The centurions appointed to the 10th by Caesar would have come from the 8th and 9th Legions. The most senior, the so-called first-rank centurions, already held centurion rank. The junior centurions, and there were eleven grades of centurion, came out of the ranks of the ordinary enlisted men. It was not uncommon for legionaries to be promoted to centurion after four years as a private, in these and later times. Centurions controlled the lives of their men, enforcing tight discipline with the business end of a vine stick. Tacitus tells of a centurion serving in the Balkans in the first century who was nicknamed “Bring Another” by his troops, because when he broke a vine stick across the back of a legionary he was disciplining, as he regularly did, he would bellow, “Bring another!”
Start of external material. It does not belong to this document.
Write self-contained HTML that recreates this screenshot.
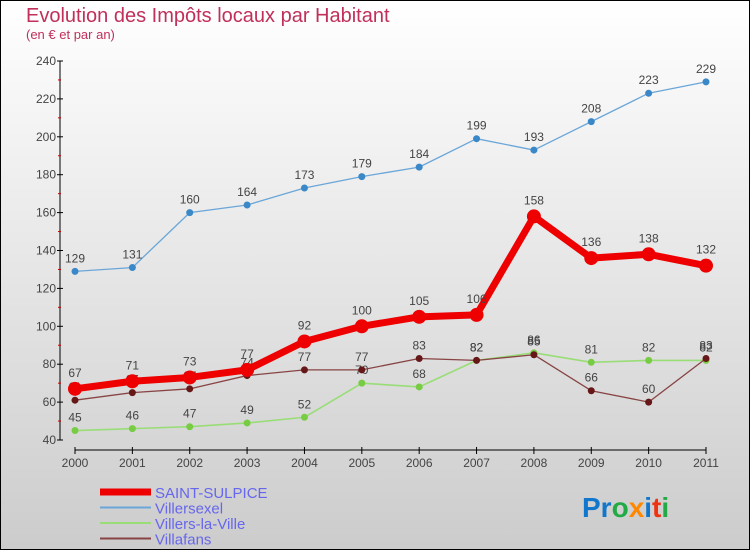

So now Caesar had his 10th Legion. Six tribunes, all young gentle-men. Sixty centurions, all originally from the ranks. And 5,940 enlisted men and noncommissioned officers—in Caesar’s time, the ten cohorts of the legion each contained six hundred men. In Caesar’s time, too, the legionary was a conscript aged between seventeen and twenty, who was enrolled for sixteen years’ military service. Roman legionaries averaged just five feet four in height, primarily because of their diet—which was based around bread. Meat and vegetables were considered mere supplements.